The Porsche 911 has been around for 60 years this year and over that time has seen many various models and iterations from a base Carrera to a Turbo S, to a GT3 or even GT3 RS, a Targa, a Cabriolet, and many versions in between. None, however, were as unique and as out of their comfort zone as the 953 of 1984. A heavily modified variant of the 911, the 953 (also known as the 911 4×4) was built specifically to compete at the fearsome Paris-Dakar Rally and was essentially a precursor to what became the 959. Using an experimental 4-wheel drive system, enhanced suspension, tougher underbody and a 300bhp 6-cylinder engine, the 953 lifeline was short lived but very successful, finishing first overall.

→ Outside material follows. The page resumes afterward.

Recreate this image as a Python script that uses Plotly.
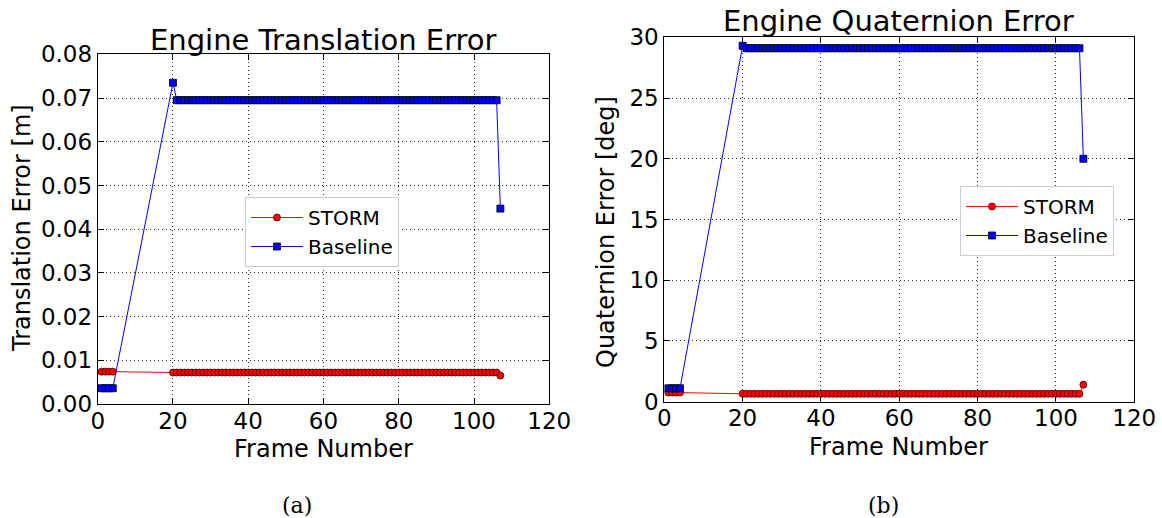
import plotly.graph_objects as go

# ---------------- data ----------------
# frame numbers: four early frames, then frames 20..107
frames_early = [1, 2, 3, 4]
frames_late = list(range(20, 108))
frames = frames_early + frames_late

# plateau values (constant over frames 21..106)
trans_storm = [0.0074, 0.0074, 0.0074, 0.0074] + [0.0072] * 87 + [0.0065]
trans_base = [0.0036, 0.0036, 0.0036, 0.0036] + [0.0735] + [0.0695] * 86 + [0.0447]
quat_storm = [0.75, 0.75, 0.75, 0.75] + [0.65] * 87 + [1.4]
quat_base = [1.1, 1.1, 1.1, 1.1] + [29.3] + [29.1] * 86 + [20.0]

x_ticks = [0, 20, 40, 60, 80, 100, 120]
trans_ticks = [0.00, 0.01, 0.02, 0.03, 0.04, 0.05, 0.06, 0.07, 0.08]
trans_labels = ["0.00", "0.01", "0.02", "0.03", "0.04", "0.05", "0.06", "0.07", "0.08"]
quat_ticks = [0, 5, 10, 15, 20, 25, 30]

# ---------------- figure ----------------
W, H = 1162, 518
FONT = "DejaVu Sans"


def px_x(p):
    return p / W


def px_y(p):
    return 1 - p / H


storm_marker = dict(symbol="circle", size=7, color="red", line=dict(color="#400000", width=0.8))
base_marker = dict(symbol="square", size=7, color="blue", line=dict(color="black", width=0.8))

fig = go.Figure()
fig.add_trace(go.Scatter(x=frames, y=trans_storm, mode="lines+markers", name="STORM",
                         line=dict(color="red", width=1), marker=storm_marker,
                         xaxis="x", yaxis="y", legend="legend"))
fig.add_trace(go.Scatter(x=frames, y=trans_base, mode="lines+markers", name="Baseline",
                         line=dict(color="blue", width=1), marker=base_marker,
                         xaxis="x", yaxis="y", legend="legend"))
fig.add_trace(go.Scatter(x=frames, y=quat_storm, mode="lines+markers", name="STORM",
                         line=dict(color="red", width=1), marker=storm_marker,
                         xaxis="x2", yaxis="y2", legend="legend2"))
fig.add_trace(go.Scatter(x=frames, y=quat_base, mode="lines+markers", name="Baseline",
                         line=dict(color="blue", width=1), marker=base_marker,
                         xaxis="x2", yaxis="y2", legend="legend2"))

axis_common = dict(
    showline=True, linecolor="black", linewidth=1, mirror="ticks",
    ticks="inside", ticklen=6, tickcolor="black", tickwidth=1,
    showgrid=True, gridcolor="#333333", griddash="1px,3px", gridwidth=1,
    zeroline=False, automargin=False,
    tickfont=dict(family=FONT, size=23, color="black"),
)

legend_common = dict(
    xanchor="left", yanchor="top",
    bgcolor="white", bordercolor="#cccccc", borderwidth=1,
    font=dict(family=FONT, size=20, color="black"), itemwidth=52,
    tracegroupgap=0,
)

fig.update_layout(
    width=W, height=H, autosize=False,
    margin=dict(l=0, r=0, t=0, b=0, pad=0, autoexpand=False),
    paper_bgcolor="white", plot_bgcolor="white",
    font=dict(family=FONT, color="black"),
    xaxis=dict(domain=[px_x(97.7), px_x(549.3)], range=[0, 120], tickvals=x_ticks,
               anchor="y", ticklabelstandoff=-4, **axis_common),
    yaxis=dict(domain=[px_y(404), px_y(54.3)], range=[0, 0.08], tickvals=trans_ticks,
               ticktext=trans_labels, anchor="x", **axis_common),
    xaxis2=dict(domain=[px_x(664.3), px_x(1134.3)], range=[0, 120], tickvals=x_ticks,
                anchor="y2", ticklabelstandoff=-4, **axis_common),
    yaxis2=dict(domain=[px_y(401.7), px_y(37.3)], range=[0, 30], tickvals=quat_ticks,
                anchor="x2", **axis_common),
    legend=dict(x=px_x(245), y=px_y(197), **legend_common),
    legend2=dict(x=px_x(960), y=px_y(186), **legend_common),
    showlegend=True,
)

annots = [
    dict(text="Engine Translation Error", x=px_x(323), y=px_y(40), size=29),
    dict(text="Engine Quaternion Error", x=px_x(898), y=px_y(21), size=29),
    dict(text="Frame Number", x=px_x(323), y=px_y(449), size=24),
    dict(text="Frame Number", x=px_x(898), y=px_y(447), size=24),
]
for a in annots:
    fig.add_annotation(text=a["text"], x=a["x"], y=a["y"], xref="paper", yref="paper",
                       xanchor="center", yanchor="middle", showarrow=False,
                       font=dict(family=FONT, size=a["size"], color="black"))

fig.add_annotation(text="Translation Error [m]", x=px_x(22), y=px_y(228), xref="paper",
                   yref="paper", textangle=-90, showarrow=False, xanchor="center",
                   yanchor="middle", font=dict(family=FONT, size=24, color="black"))
fig.add_annotation(text="Quaternion Error [deg]", x=px_x(606), y=px_y(232), xref="paper",
                   yref="paper", textangle=-90, showarrow=False, xanchor="center",
                   yanchor="middle", font=dict(family=FONT, size=24, color="black"))

fig.add_annotation(text="(a)", x=px_x(297), y=px_y(505), xref="paper", yref="paper",
                   showarrow=False, xanchor="center", yanchor="middle",
                   font=dict(family="DejaVu Serif", size=22, color="black"))
fig.add_annotation(text="(b)", x=px_x(883), y=px_y(505), xref="paper", yref="paper",
                   showarrow=False, xanchor="center", yanchor="middle",
                   font=dict(family="DejaVu Serif", size=22, color="black"))

fig.write_html("out.html")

As a tribute to that outlandish but successful one-off creation, Porsche have decided to produce a version based on their latest 992 generation of 911. Taking a Carrera 4 GTS as a base car that comes with a 475bhp 3.0-litre twin-turbocharged flat-six engine, then adding 50mm to the suspension travel, knobbly tyres, wheel arch extensions, underbody stainless steel cladding, carbon fibre parts from the GT3 and options such as a roof rack, spotlights, even a spade and exterior mounted fuel canister. The 911 Dakar isn’t just a decorated Coupe to look like it means business, it is built to actually perform off road, just like the original.

Volkswagen ID Buzz

Volkswagen ID Buzz Volkswagen ID Buzz Rear Three Quarter

The Volkswagen Microbus/Transporter/Type 2/Kombi is one of the most iconic vehicles ever made, and its following continues to grow even today. The wraparound windows, the split front windscreen, the two-tone colour combinations, the endless configurations available and the oversized Volkswagen badge that adorns the front are what makes the VW Bus an instantly recognisable piece of motoring history. VW have been sharing plans and teasing concepts of a new version for many years, but only now have they created a successor that visually at least takes more than just inspiration from the original.

Despite now being fully electric powered, the ID Buzz is clearly a modern interpretation of that iconic vehicle that can trace it roots back to the 1940’s. The crease in the front that carries the split in the two-tone paintwork all the way round the bodywork remains, despite losing its trademark ‘V’ shape, and the badge on the front may have shrunk considerably, but it carries more than enough of the original styling cues to be considered retro in styling. The configurations and customisable potential remain a great selling point, as does the possibilities to be specified as a van or a passenger vehicle, and despite the change in propulsion and significant price rise, the ID Buzz is a welcome nostalgic addition to the sometimes monotonous commercial/passenger vehicle landscape.

Ferrari Monza SP1/2

Ferrari Monza SP1 and SP2 Ferrari Monza SP2

As part of the aforementioned limited addition ‘Icona’ range from Ferrari, the SP1 and SP2 cars go even further to recreate the ethos of racing cars from a bygone era. Whilst the SP3 takes inspiration from the sports prototypes of the late 1960’s, the SP1 and SP2 are influenced by barchettas (or open top racers) of the 1950’s. A time when the ‘gentleman driver’ in his private car raced wheel to wheel with official works team Scuderia entries and some of the most legendary names of the era.

The racing cars of the period had no roof or weather shielding, very little or no windscreen protection and often a tonneau cover for the passenger side. The SP1 and SP2 models follow that ideal with the option for single seat (SP1) or two-seater (SP2) cars and have no roof or windscreen. The voluptuous bodywork is said to be ‘sculpted by the wind’ and despite borrowing no nostalgic references or design cues from the past, are unmistakably based on the sleek lines and minimalist silhouettes of the original barchettas. Utilising the 6.5 litre naturally aspirated V12 from the 812 Superfast ensures that the car performs like a racing car, with almost 800bhp to ensure the use of a helmet might offset the lack of windscreen.